Mesmo assim, nomes como Olivier Messiaen, Karlheinz Stockhausen, Pierre
Boulez, Luciano Berio ou Giorgy Ligeti já se integraram ao cânone da
composição, ombro a ombro com os mestres do passado. Acompanhar a obra
dos compositores que estão inventando a música do nosso tempo é um
prazer especial, que não deve ser ignorado por ninguém.(AN)
Pierre Boulez (França, 1925)
Compositor, regente, professor e ensaísta, Pierre Boulez é criador do
Ircam, um centro de pesquisa acústica e musical financiado pelo governo
francês. Dirige o Ensemble Inter Contemporain, um conjunto de música
contemporânea, e rege regularmente orquestras como as de Cleveland,
Viena, Londres e Paris. Herdeiro musical de Debussy, Boulez é o autor
de um bom numero de obras estabelecidas no repertório de concerto, como
"Le Marteau sans Maître" (1957), "Pli selon Pli"

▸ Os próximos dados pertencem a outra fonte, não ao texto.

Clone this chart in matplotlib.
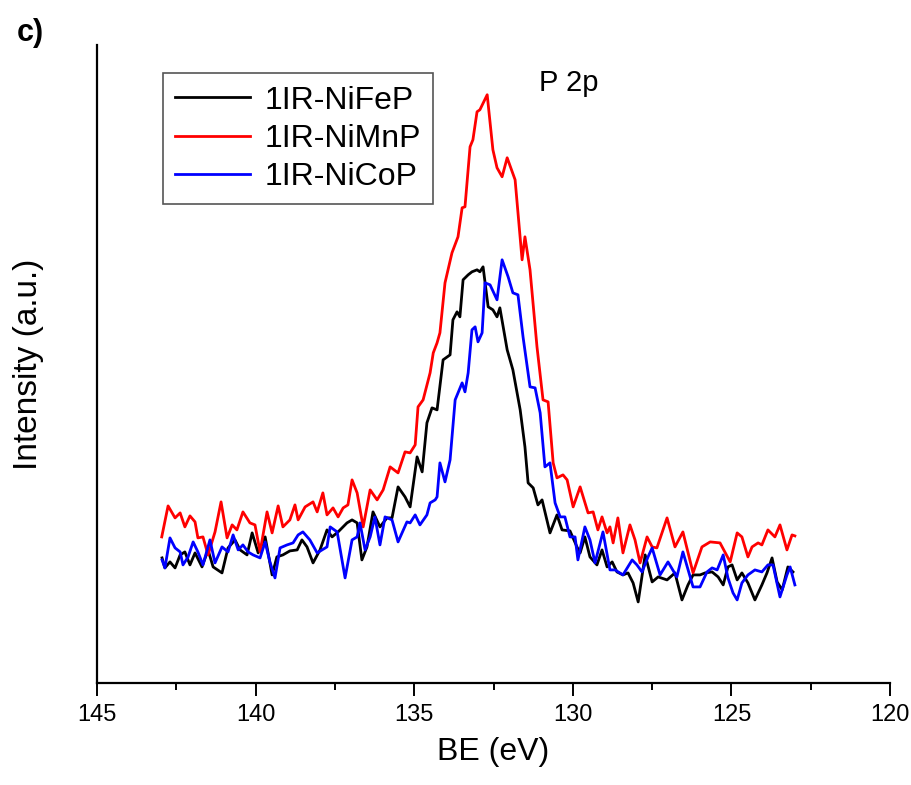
import numpy as np
import matplotlib.pyplot as plt

plt.rcParams['font.family'] = ['Liberation Sans', 'DejaVu Sans']

# Datos (BE en eV, intensidad en u.a.)
be_fe = [142.95, 142.86, 142.70, 142.54, 142.38, 142.23, 142.07, 141.91, 141.69, 141.50,
         141.34, 141.06, 140.87, 140.65, 140.49, 140.27, 140.11, 139.92, 139.70, 139.48,
         139.33, 139.14, 138.92, 138.69, 138.54, 138.38, 138.19, 137.97, 137.75, 137.59,
         137.40, 137.12, 136.96, 136.80, 136.65, 136.49, 136.30, 136.08, 135.86, 135.70,
         135.51, 135.29, 135.13, 134.91, 134.75, 134.60, 134.44, 134.28, 134.09, 133.87,
         133.78, 133.65, 133.56, 133.46, 133.30, 133.18, 133.02, 132.93, 132.83, 132.67,
         132.52, 132.39, 132.30, 132.07, 131.89, 131.66, 131.51, 131.41, 131.25, 131.10,
         130.97, 130.72, 130.50, 130.34, 130.09, 129.87, 129.77, 129.62, 129.46, 129.24,
         129.08, 128.92, 128.76, 128.61, 128.42, 128.26, 128.10, 127.94, 127.72, 127.50,
         127.31, 127.03, 126.78, 126.56, 126.37, 126.21, 125.99, 125.83, 125.61, 125.42,
         125.26, 125.11, 124.98, 124.82, 124.67, 124.48, 124.26, 124.04, 123.88, 123.72,
         123.56, 123.40, 123.22, 123.06]
int_fe = [125, 115, 121, 115, 128, 131, 118, 130, 116, 133,
          116, 110, 135, 143, 133, 128, 150, 130, 146, 108,
          126, 128, 132, 133, 143, 136, 120, 133, 153, 146,
          151, 160, 163, 160, 123, 136, 171, 156, 165, 165,
          196, 186, 176, 226, 211, 260, 275, 273, 323, 328,
          363, 371, 366, 403, 408, 411, 413, 411, 416, 376,
          373, 366, 375, 333, 313, 273, 236, 200, 195, 178,
          183, 150, 168, 153, 152, 136, 130, 146, 126, 118,
          133, 116, 121, 111, 108, 110, 100, 81, 128, 101,
          106, 103, 110, 83, 98, 108, 108, 110, 111, 106,
          98, 116, 118, 103, 110, 100, 83, 98, 110, 125,
          101, 93, 116, 111]

be_mn = [142.96, 142.76, 142.54, 142.38, 142.23, 142.07, 141.91, 141.82, 141.66, 141.50,
         141.28, 141.09, 140.90, 140.74, 140.59, 140.40, 140.18, 140.02, 139.86, 139.64,
         139.48, 139.29, 139.14, 138.92, 138.76, 138.66, 138.44, 138.19, 138.06, 137.88,
         137.75, 137.56, 137.40, 137.24, 137.09, 136.96, 136.80, 136.61, 136.39, 136.17,
         135.98, 135.76, 135.51, 135.29, 135.13, 134.97, 134.88, 134.72, 134.50, 134.40,
         134.28, 134.19, 134.03, 133.81, 133.62, 133.49, 133.40, 133.24, 133.15, 133.02,
         132.93, 132.70, 132.52, 132.39, 132.23, 132.07, 131.82, 131.60, 131.51, 131.35,
         131.13, 130.94, 130.78, 130.62, 130.50, 130.31, 130.18, 129.99, 129.77, 129.52,
         129.36, 129.21, 129.08, 128.92, 128.83, 128.73, 128.58, 128.42, 128.20, 128.04,
         127.88, 127.66, 127.50, 127.35, 127.03, 126.78, 126.53, 126.21, 125.93, 125.67,
         125.36, 125.04, 124.82, 124.67, 124.48, 124.35, 124.16, 124.04, 123.85, 123.63,
         123.47, 123.25, 123.09, 123.00]
int_mn = [146, 177, 165, 170, 156, 167, 161, 145, 146, 128,
          151, 181, 145, 158, 153, 171, 160, 158, 131, 171,
          150, 177, 156, 163, 178, 163, 176, 181, 171, 190,
          168, 175, 166, 175, 178, 203, 190, 156, 193, 183,
          193, 216, 210, 231, 230, 238, 276, 283, 310, 330,
          340, 350, 400, 430, 446, 475, 476, 536, 543, 571,
          573, 588, 533, 515, 506, 525, 503, 423, 446, 413,
          336, 283, 281, 220, 205, 208, 203, 176, 196, 170,
          171, 153, 166, 150, 156, 140, 165, 130, 158, 143,
          120, 146, 136, 135, 165, 136, 151, 110, 136, 141,
          140, 121, 150, 146, 126, 136, 140, 138, 153, 146,
          158, 133, 148, 147]

be_co = [142.95, 142.86, 142.70, 142.54, 142.38, 142.29, 142.13, 141.97, 141.82, 141.66,
         141.44, 141.28, 141.06, 140.87, 140.71, 140.55, 140.40, 140.24, 140.08, 139.86,
         139.70, 139.55, 139.39, 139.23, 139.01, 138.82, 138.66, 138.51, 138.29, 138.06,
         137.75, 137.65, 137.43, 137.18, 136.96, 136.80, 136.71, 136.55, 136.39, 136.24,
         136.08, 135.92, 135.70, 135.51, 135.23, 135.13, 134.97, 134.82, 134.60, 134.50,
         134.34, 134.28, 134.19, 134.03, 133.87, 133.71, 133.49, 133.40, 133.30, 133.18,
         133.08, 132.99, 132.86, 132.77, 132.61, 132.39, 132.23, 132.04, 131.89, 131.73,
         131.57, 131.35, 131.19, 131.03, 130.88, 130.72, 130.56, 130.40, 130.25, 130.09,
         129.93, 129.84, 129.62, 129.46, 129.30, 129.05, 128.83, 128.67, 128.42, 128.13,
         127.98, 127.82, 127.63, 127.50, 127.25, 127.00, 126.72, 126.53, 126.21, 125.99,
         125.77, 125.61, 125.45, 125.26, 125.11, 124.95, 124.82, 124.67, 124.48, 124.26,
         124.04, 123.85, 123.69, 123.47, 123.25, 123.15, 123.00]
int_co = [123, 115, 145, 135, 131, 118, 126, 141, 131, 118,
          143, 120, 136, 131, 148, 133, 138, 131, 128, 125,
          141, 121, 105, 135, 138, 140, 148, 151, 143, 130,
          136, 156, 151, 105, 143, 146, 160, 133, 146, 166,
          138, 166, 163, 141, 161, 160, 168, 158, 168, 180,
          183, 186, 220, 201, 223, 283, 300, 291, 310, 353,
          356, 341, 350, 400, 398, 383, 423, 406, 390, 388,
          346, 296, 295, 270, 216, 220, 180, 166, 166, 146,
          146, 123, 156, 143, 120, 151, 113, 113, 108, 123,
          118, 111, 126, 135, 108, 121, 106, 131, 96, 96,
          111, 115, 113, 128, 105, 90, 83, 100, 108, 113,
          111, 118, 118, 86, 108, 116, 98]

fig = plt.figure(figsize=(9.11, 7.85), dpi=100)
ax = fig.add_axes([0.1065, 0.130, 0.8705, 0.813])

ax.plot(be_fe, int_fe, color='black', lw=2.0, label='1IR-NiFeP')
ax.plot(be_mn, int_mn, color='red', lw=2.0, label='1IR-NiMnP')
ax.plot(be_co, int_co, color='blue', lw=2.0, label='1IR-NiCoP')

ax.set_xlim(145, 120)
ax.set_ylim(0, 638)
ax.set_xticks([145, 140, 135, 130, 125, 120])
ax.set_xticks(np.arange(142.5, 120, -5), minor=True)
ax.set_yticks([])

for s in ['top', 'right']:
    ax.spines[s].set_visible(False)
for s in ['left', 'bottom']:
    ax.spines[s].set_linewidth(1.6)

ax.tick_params(axis='x', which='major', direction='out', length=9, width=1.4,
               labelsize=17, pad=6)
ax.tick_params(axis='x', which='minor', direction='out', length=5, width=1.4)

ax.set_xlabel('BE (eV)', fontsize=23, labelpad=8)
ax.set_ylabel('Intensity (a.u.)', fontsize=24, labelpad=38)

ax.text(0.595, 0.94, 'P 2p', transform=ax.transAxes, fontsize=21,
        ha='center', va='center')
fig.text(0.018, 0.958, 'c)', fontsize=22, fontweight='bold', va='center')

leg = ax.legend(loc='upper left', bbox_to_anchor=(0.083, 0.955), borderaxespad=0,
                fontsize=23, handlelength=2.35, handletextpad=0.45,
                labelspacing=0.26, fancybox=False, framealpha=1,
                borderpad=0.38)
leg.get_frame().set_edgecolor('#555555')
leg.get_frame().set_linewidth(1.2)

fig.savefig('out.png', dpi=100)
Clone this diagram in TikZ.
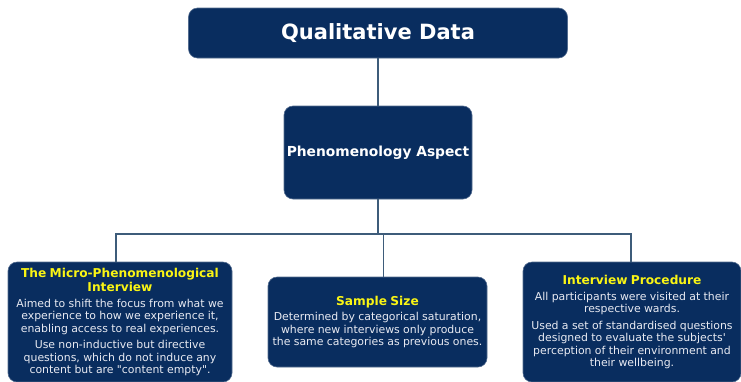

(1962), "Eclat/Multiples" (1970), "Rituel" (1975) e
"Répons" (1981/92), esta última uma espécie de "work
in progress" para seis solistas, orquestra e um programa de
computador, considerada por muitos como sua obra-prima.
Luciano Berio (Itália, 1925)
Companheiro de Boulez e Stockhausen nos cursos de composição em
Darmstadt nas décadas de 50 e 60, Luciano Berio é autor de uma das
obras mais acessíveis do repertório contemporâneo. Pioneiro da música
eletroacústica ("Omaggio a Joyce", 1958), virtuosístico no
emprego inovador de instrumentos tradicionais ("Sequenze" para
piano solo, trompete solo, viola solo etc), Berio é ainda um dos mais
consagrados compositores vocais da atualidade ("Recital for Cathy,
Folk Songs, Cries of London"). Sua Sinfonia, estreada por Leonard
Bernstein regendo a Filarmônica de Nova York, em 1968, estabeleceu um
marco não só na música, mas num movimento intelectual mais amplo,
conhecido superficialmente como "pós-modernismo".
Karlheinz Stockhausen (Alemanha, 1928)
Assim como Boulez, Stockhausen foi aluno de Olivier Messiaen, com quem
aprendeu a importância de sistematizar a inspiração bruta e o impulso
de experimentação. Autor de uma das primeiras obras reconhecidamente
importantes da música eletroacústica ("Gesang der Jünglinge",
1956), assim como das "Klavierstücke" (1952-56), que inventam
o piano como um novo instrumento, Stockausen passou do serialismo
integral (onde todos os elementos da composição são tratados como séries)
à música mântrica ("Stimmung", 1968), de peças sinfônicas
como "Gruppen" (para três orquestras, 1957) à música para
fita magnética e à ópera (o ciclo "Licht", projetado em
sete partes, das quais quatro já foram estreadas).